The order of the groups and the order of the students in every group doesn't matter
I just followed the formula and got
$ 11!\choose  4! (11-4)!$*
$ 7!\choose  4! (7-4)!$*
$3!\choose 3!(3-3)!$
and thought i solved it. So our teacher did it in class afterwards and he decided it should be
$11\choose 4$ *
 $7\choose 4$ *
 $3\choose 3$ /2 
my question is why is it /2 at the end? is it because there are 2 groups that are equal?
Could someone show me the correct way to do it? So I got it clarified.
Thanks
 A: It should have been mentioned in the question that the groups are unlabelled, i.e. indistinguishable, except by size.
The reason may be clearer if we consider one such division
We would consider $ABCD\;|\; EFGH | IJK $, and, say $EFGH\; |IJK\;|ABCD $ to be identical divisions.
Using permutations, we would write the answer as $\;\dfrac{11!}{(4!4!3!)\times(2!)}$
The denominator's first part removes permutations within groups,
and the $2!$ removes those between indistinguishable groups
It could, of course, instead be written as the book has done, viz. $\binom{11}4\binom7{4}\binom33 /2$ 
A: Here is another way to get the answer:  Line the $11$ students up from left to right.  Pick $3$ of them for the group of three, which can be done in $11\choose3$ ways.  Of the remaining students, the leftmost one must go into a group with $3$ of the other $7$, who can be chosen in $7\choose3$ ways.  So the total number of ways the groups can be formed is
$${11\choose3}{7\choose3}$$
A: The answer calls for the use of multinomial coefficients. See e.g. http://mathworld.wolfram.com/MultinomialCoefficient.html for more.
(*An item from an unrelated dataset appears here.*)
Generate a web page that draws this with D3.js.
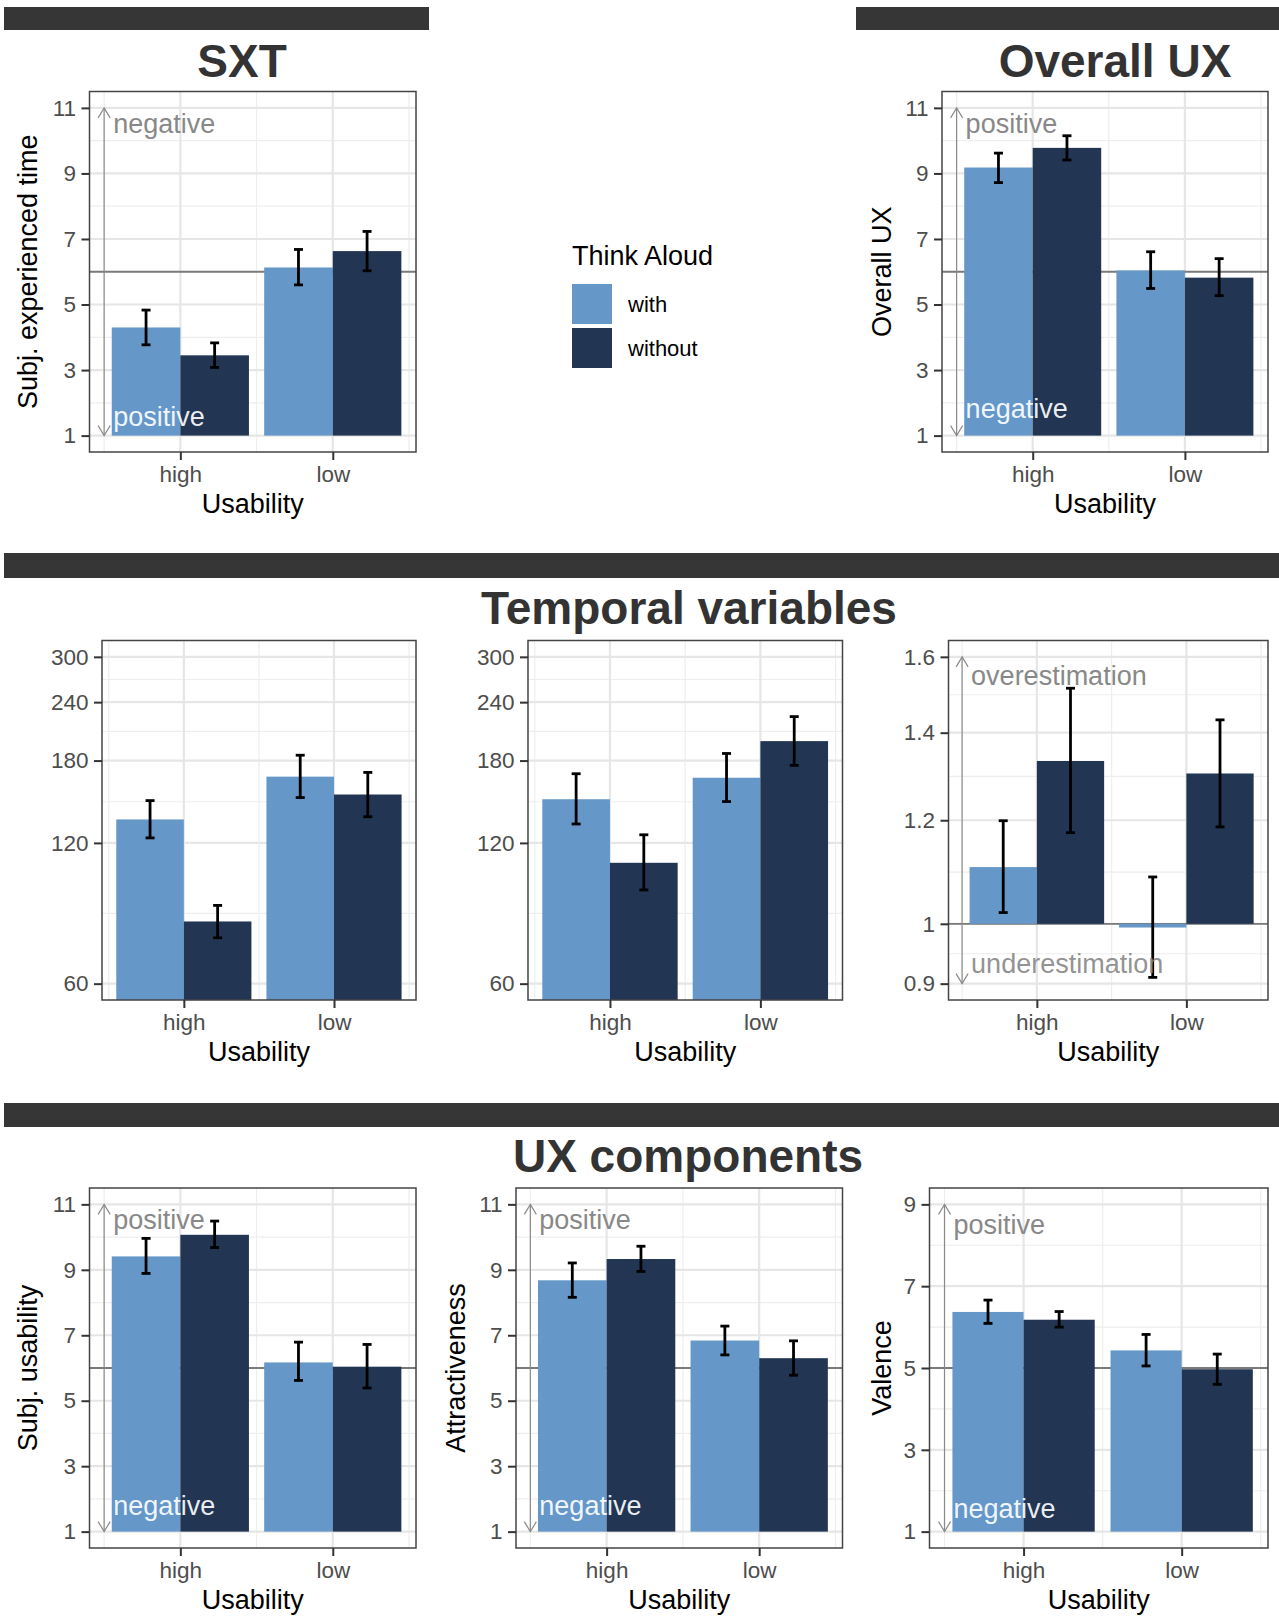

If we have a set of $n$ elements to be partitioned into $k$ subsets with $n_1, \ldots, n_k$ elements, respectively (where $\sum^m_{i=1} n_i = n$), then there are
$$ \binom{n}{n_1, \ldots, n_k} = \frac{n!}{n_1! \cdots n_k!} $$
ways to do this. The number $\binom{n}{n_1, \ldots, n_k}$ is called a multinomial coefficient.